Malgré sa très belle idée de départ -raconter la disparition des traditionnels forains ambulants du Maroc à travers le destin de trois personnages-, Adieu forain reste au final un film décevant. Daoud Aoulad-Syad n’a pas su s’emparer de l’envergure poétique de son histoire, et nous rendre sensibles à ses héros, pourtant dotés d’une psychologie intéressante : le père, patron du stand de loterie, est un zombie fuyant le souvenir d’un passé douloureux et qui attend sa disparition physique ; son fils, en conflit avec lui, est un être violent qui se révèle mythomane ; et enfin Rabii, le doux travesti, ne sait pas vers où orienter sa vie. Les trois hommes partagent le quotidien d’une même camionnette, qui leur sert à la fois de maison et de scène.

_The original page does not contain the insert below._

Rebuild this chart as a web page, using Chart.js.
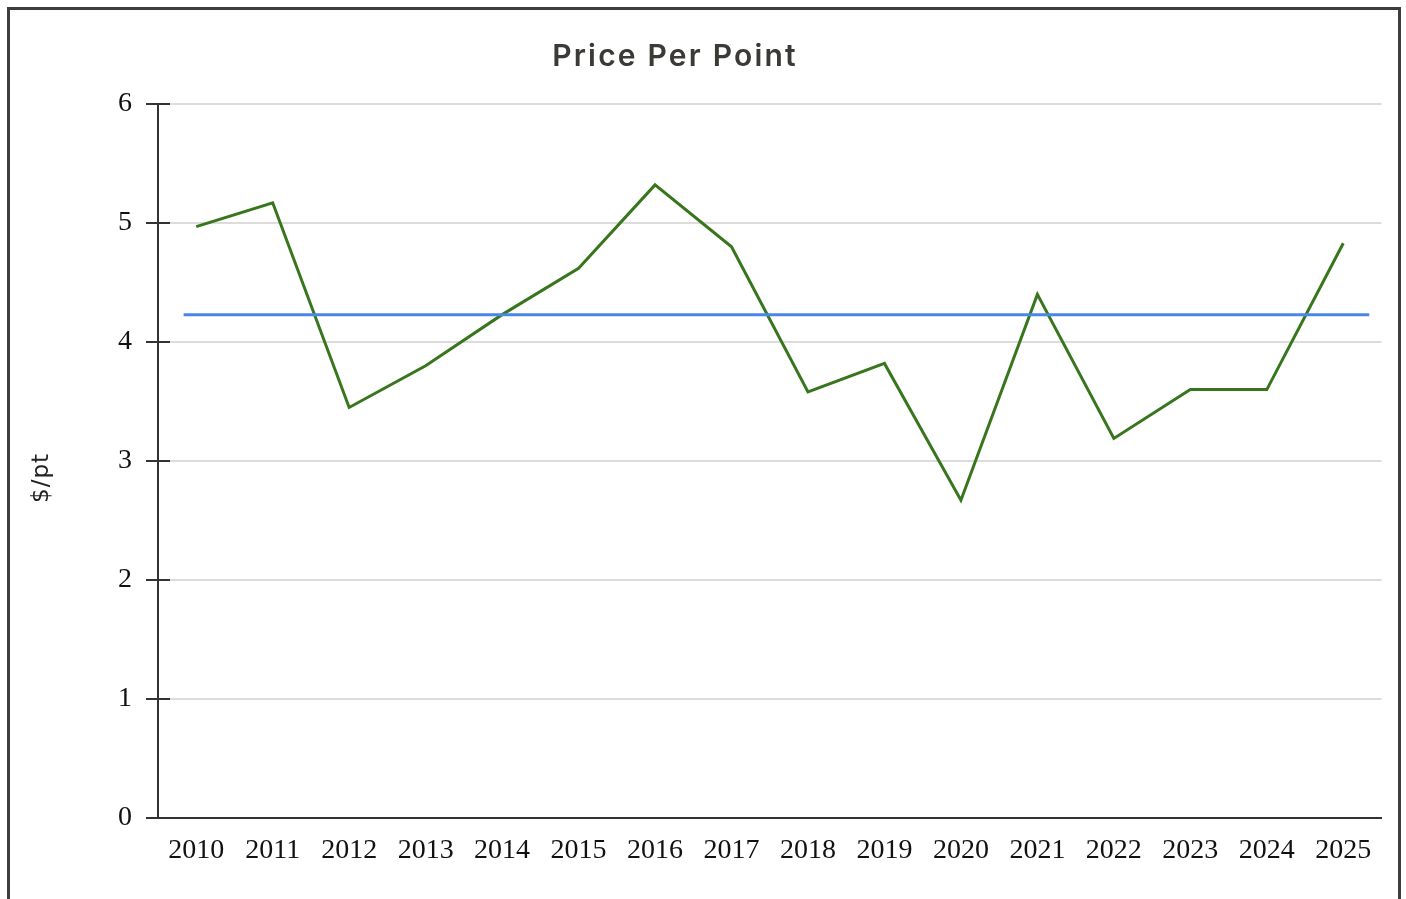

Il y a malgré tout quelque chose de touchant à voir cette vieille camionnette qui roule cahin-caha sur les routes du désert, vers un petit village du fin fond du Maroc. La vie de ces trois forains semble en effet appartenir à une époque révolue, avec le sentiment que le pays n’a plus besoin d’eux, qu’ils travaillent en vain. Oui, il y a vraiment quelque chose de touchant face à cet anachronisme, face à ce vieux métier de forain qui permettait de divertir les villages les plus reculés, désormais suralimentés en divertissements télévisuels. Un autre temps en somme… Ce sentiment de nostalgie parcourt en filigrane l’œuvre de Daoud Aoulad-Syad, cinéaste au regard rétroactif, comme si ce qu’il était en train de filmer n’existait déjà plus. La figure du père, auquel son fils rétorque lors d’une dispute « ah bon, parce que tu te considères encore comme vivant ? », devient l’emblème de ce processus de disparition. Mais c’est Rabii, le travesti, qui est le plus émouvant, car il symbolise une tradition particulière en passe de devenir caduque : celle des hommes déguisés en femme pour animer les stands des forains, à une époque où les femmes n’avaient pas le droit de le faire. Aujourd’hui les choses ont changé, et Rabii est la première victime de ces mutations.
Adieu forain laisse parfois entrevoir ce à quoi le film aurait dû ressembler. Ce sont ces beaux moments d’attente dans lesquels le réalisateur réussit à capter le rythme de la vie des gens, le sentiment du temps qui passe… Malheureusement, ces scènes sont rares, trop rares dans ce film qui se distingue surtout par la maladresse de ses digressions dialoguées. A l’exemple de la relation ambiguë entamée par Rabii avec une institutrice de village, péripétie qui ressemble à une pièce rapportée, dont la présence paraît incongrue au sein de l’histoire. Parfois, le réalisateur nous donne aussi l’impression d’avoir accolé bout à bout des scènes de manière totalement artificielle, réduisant la définition du montage à sa plus simple expression, celle d’un simple collage de morceaux de pellicules.
Un peu plus de talent dans sa mise en scène aurait pu hisser Adieu forain vers les sommets d’une œuvre poétique et émouvante, ce qui nous aurait évité de le ranger avec regret parmi les abîmes profonds, mais néanmoins fréquentés, des films ratés.